Website updated

[From Bill Powers (2005.08.24.0235 MDT)]

Dag Forssell (2005.08.23.0815
PDT) –

Changes to the discussion of
reference, actuators (minor indeed) and input function.

What you say about the input function is that perhaps 90% of perceptions
come from memory. But an input function does not deal with
“perceptions”. One input function produces one perceptual
signal that stands for the amount of one single perception.
What you’re talking about, it seems to me, is memory association. One
perception operates via memory to evoke perceptual signals in
other control systems, not the one in the diagram. Those evoked
perceptions are each compared with their individual reference signals (if
they are controlled perceptions). They are not compared with the
reference signal for the perception that did the initial evoking. All the
evoked perceptions are certainly not bundled together and compared with a
single reference signal. Not, that is, as the model is currently
conceived.

While you’re controlling a given present-time perception, that one
perceptual signal should represent the actual state of a variable in the
environment. Otherwise actions on the environment will not control it
properly. While that is going on, you may be reminded of other
perceptions, but they would exist in other control systems, not the one
doing the controlling “in the foreground”.

It seems to me that the rich production of imagined signals would be most
practical in the passive observation mode, not when control is actually
going on.

Best,

Bill P.

[From Bill Powers (2005.08.24.0301 MDT)]

Dag Forssell (2005.08.23.0815 PDT)--

Just one more peanut and I can go back to sleep.

You need memory to recognize each and every letter. Otherwise, "S" is just a couple of dots on your retina.

I think you're skipping over a few levels when you say you need memory to "recognize" something. By "recognize" do you mean saying the name of the letter? You don't need memory to generate a perceptual signal that is unique to the letter S and that can be used to stand for it at higher levels. All you need is a third-order input function. Input functions don't require memory to work (other than fractional-second short-term memory for generating such things as transition signals).

Best,

Bill P.

[From Rick Marken (2005.08.24.0850)]

Dag Forssell (2005.08.23.0815 PDT)

Rick Marken (2005.08.23.1345)

I dont see what was changed. Maybe my browser is caching the old version.
Anyway, I still have a problem with the discussion of the input function
because you still seem to be implying that perception depends on memory.

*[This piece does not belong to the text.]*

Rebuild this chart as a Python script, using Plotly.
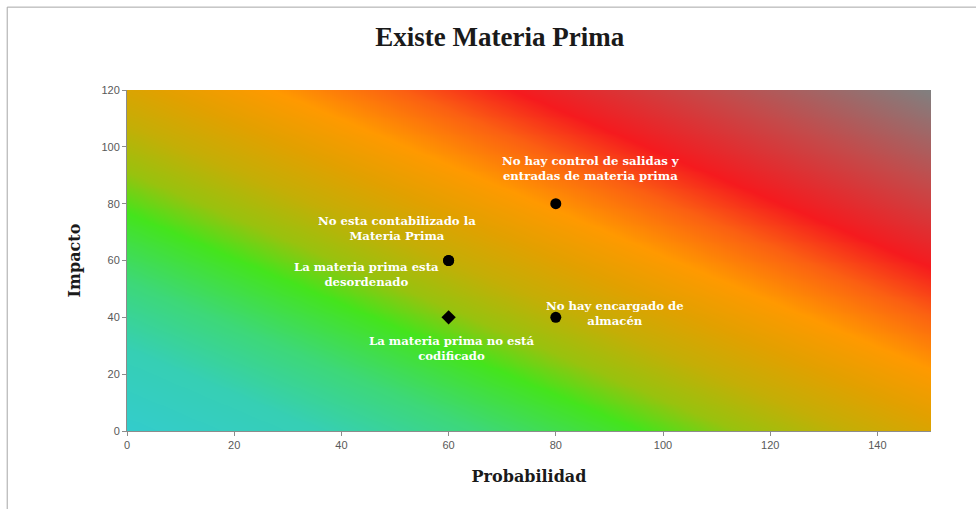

Your perceptions depend hugely on your understanding of PCT, which comes from
your memories, not current input.

I think, as Bill said, that you are talking about memory associations, not
perceptions. See Bill Powers (2005.08.24.0235 MDT).

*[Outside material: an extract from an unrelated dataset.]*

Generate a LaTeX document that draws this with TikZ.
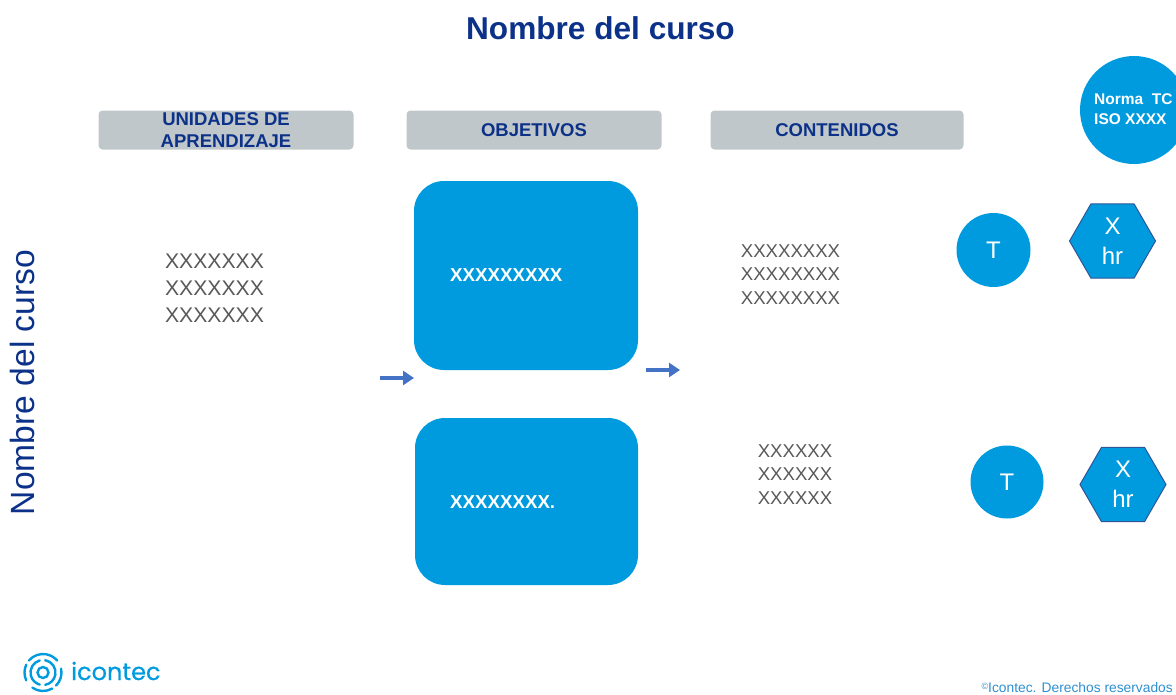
\documentclass[tikz,border=0pt]{standalone}
\usepackage{fontspec}
\setmainfont{Liberation Sans}
\newfontfamily\brandfont[FakeBold=0.6]{Poppins}
\usetikzlibrary{shapes.geometric,arrows.meta}
\definecolor{navy}{HTML}{0B3188}
\definecolor{cblue}{HTML}{009BDE}
\definecolor{hdr}{HTML}{C0C7CA}
\definecolor{txtg}{HTML}{595959}
\definecolor{arr}{HTML}{4472C4}
\definecolor{hexb}{HTML}{2F5597}
\definecolor{copyb}{HTML}{2E8FCF}
\tikzset{
  x=1pt,y=-1pt,
  hdrbox/.style={fill=hdr,rounded corners=4pt,minimum height=39pt,inner sep=0pt,text=navy,align=center,font=\fontsize{18.5}{22.5}\selectfont\bfseries},
  bluebox/.style={fill=cblue,rounded corners=30pt,inner sep=0pt},
  boxtext/.style={text=white,font=\fontsize{18.7}{22}\selectfont\bfseries,inner sep=0pt,anchor=west},
  greytext/.style={text=txtg,align=center,inner sep=0pt},
  circ/.style={circle,fill=cblue,inner sep=0pt,text=white,align=center,font=\fontsize{24}{28}\selectfont},
  hexa/.style={regular polygon,regular polygon sides=6,shape border rotate=0,fill=cblue,draw=hexb,line width=1pt,inner sep=0pt,minimum size=86pt,text=white,align=center,font=\fontsize{24}{30}\selectfont},
  flow/.style={draw=arr,-{Triangle[length=11pt,width=14pt]},line width=3.4pt},
  logo/.style={cblue,line width=2.4pt,line cap=round}
}
\begin{document}
\begin{tikzpicture}
\useasboundingbox (0,0) rectangle (1176,694);
\node[text=navy,inner sep=0pt,font=\fontsize{31.6}{36}\selectfont\bfseries] (title) at (600.5,28) {Nombre del curso};
\node[text=navy,inner sep=0pt,rotate=90,font=\fontsize{33.6}{38}\selectfont] (side) at (22.5,382.5) {Nombre del curso};
\node[hdrbox,minimum width=255pt] (h1) at (226,130) {UNIDADES DE\\APRENDIZAJE};
\node[hdrbox,minimum width=255pt] (h2) at (534,130) {OBJETIVOS};
\node[hdrbox,minimum width=253pt] (h3) at (837,130) {CONTENIDOS};
\node[circ,minimum size=108pt] (norma) at (1134,110) {};
\node[text=white,inner sep=0pt,align=left,anchor=west,font=\fontsize{15.5}{20}\selectfont\bfseries] (normat) at (1094,109) {Norma\ \ TC\\ISO XXXX};
\node[greytext,font=\fontsize{21.2}{27}\selectfont] (u1) at (214.5,288) {XXXXXXX\\XXXXXXX\\XXXXXXX};
\node[bluebox,minimum width=224pt,minimum height=189pt] (b1) at (526,275.5) {};
\node[bluebox,minimum width=223pt,minimum height=167pt] (b2) at (526.5,501.5) {};
\node[boxtext] (t1) at (450,275) {XXXXXXXXX};
\node[boxtext] (t2) at (450,502) {XXXXXXXX.};
\node[greytext,font=\fontsize{18.6}{23.5}\selectfont] (c1) at (790.5,274.5) {XXXXXXXX\\XXXXXXXX\\XXXXXXXX};
\node[greytext,font=\fontsize{18.6}{23.5}\selectfont] (c2) at (795,474.5) {XXXXXX\\XXXXXX\\XXXXXX};
\node[circ,minimum size=74pt] (t3) at (993.5,250) {T};
\node[circ,minimum size=73pt] (t4) at (1007,482) {T};
\node[hexa] (x1) at (1112.5,241) {X\\hr};
\node[hexa] (x2) at (1123,484.5) {X\\hr};
\coordinate (a1s) at (380,378);
\coordinate (a1e) at (414,378);
\coordinate (a2s) at (646,370);
\coordinate (a2e) at (680,370);
\draw[flow] (a1s) -- (a1e);
\draw[flow] (a2s) -- (a2e);
% logo
\begin{scope}[shift={(43,672.5)},x=1pt,y=1pt]
\draw[logo] (0,0) circle (5.5pt);
\draw[logo] (80:12.5) arc (80:-80:12.5);
\draw[logo] (105:12.5) arc (105:255:12.5);
\draw[logo] (140:18.5) arc (140:40:18.5);
\draw[logo] (12:18.5) arc (12:-45:18.5);
\draw[logo] (300:18.5) arc (300:235:18.5);
\draw[logo] (205:18.5) arc (205:155:18.5);
\end{scope}
\node[text=cblue,inner sep=0pt,anchor=west,font=\brandfont\fontsize{24}{28}\selectfont] (brand) at (71,671) {icontec};
\node[text=copyb,inner sep=0pt,anchor=east,font=\fontsize{13.8}{15}\selectfont] (copy) at (1173,688) {\raisebox{3pt}{\fontsize{9}{10}\selectfont©}Icontec. Derechos reservados};
\end{tikzpicture}
\end{document}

Maybe all thats needed to fix this is excision of the comments about the
meaning of signals coming from prior experiences stored in memory. While
this is true, it really has nothing to do with the input function, which
simply produces a perceptual signal as a function of lower level sensory and
perceptual inputs.

I don't think there is anything to fix. What I hear you say may be true
at the very lowest levels. You need memory to recognize each and every
letter. Otherwise, "S" is just a couple of dots on your retina.

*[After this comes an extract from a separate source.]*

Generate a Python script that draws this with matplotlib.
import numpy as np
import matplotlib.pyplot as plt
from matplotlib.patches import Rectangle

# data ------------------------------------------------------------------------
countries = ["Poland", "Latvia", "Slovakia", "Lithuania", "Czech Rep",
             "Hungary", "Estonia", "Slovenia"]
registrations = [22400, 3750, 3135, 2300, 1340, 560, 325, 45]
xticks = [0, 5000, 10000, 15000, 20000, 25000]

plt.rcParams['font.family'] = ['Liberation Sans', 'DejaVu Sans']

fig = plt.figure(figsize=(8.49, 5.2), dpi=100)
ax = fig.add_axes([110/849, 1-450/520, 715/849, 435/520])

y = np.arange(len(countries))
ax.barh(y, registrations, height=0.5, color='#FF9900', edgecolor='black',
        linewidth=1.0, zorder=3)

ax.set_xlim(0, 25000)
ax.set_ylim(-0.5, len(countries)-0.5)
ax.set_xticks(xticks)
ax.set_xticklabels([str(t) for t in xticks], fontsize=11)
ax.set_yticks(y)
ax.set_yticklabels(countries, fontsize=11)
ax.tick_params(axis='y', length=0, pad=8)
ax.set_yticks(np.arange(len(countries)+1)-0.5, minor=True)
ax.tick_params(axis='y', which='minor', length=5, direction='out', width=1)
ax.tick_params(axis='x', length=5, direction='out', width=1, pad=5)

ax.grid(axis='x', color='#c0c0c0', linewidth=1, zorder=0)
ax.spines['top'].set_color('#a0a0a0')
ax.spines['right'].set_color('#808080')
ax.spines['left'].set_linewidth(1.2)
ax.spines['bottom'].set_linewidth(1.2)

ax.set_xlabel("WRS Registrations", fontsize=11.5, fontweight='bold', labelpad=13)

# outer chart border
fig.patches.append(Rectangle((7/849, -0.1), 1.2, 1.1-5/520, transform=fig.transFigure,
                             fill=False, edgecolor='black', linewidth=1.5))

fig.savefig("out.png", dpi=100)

Again, I like Bill Powers' (2005.08.24.0301 MDT) comment on this:

"You don't need memory to generate a perceptual signal that is unique to
the letter S and that can be used to stand for it at higher levels. All
you need is a third-order input Input functions don't require memory to
work (other than fractional-second short-term memory for generating such
things as transition signals)".

Meaning is a memory phenomenon, not a perceptual phenomenon.

Huh? Based on which science are you speaking?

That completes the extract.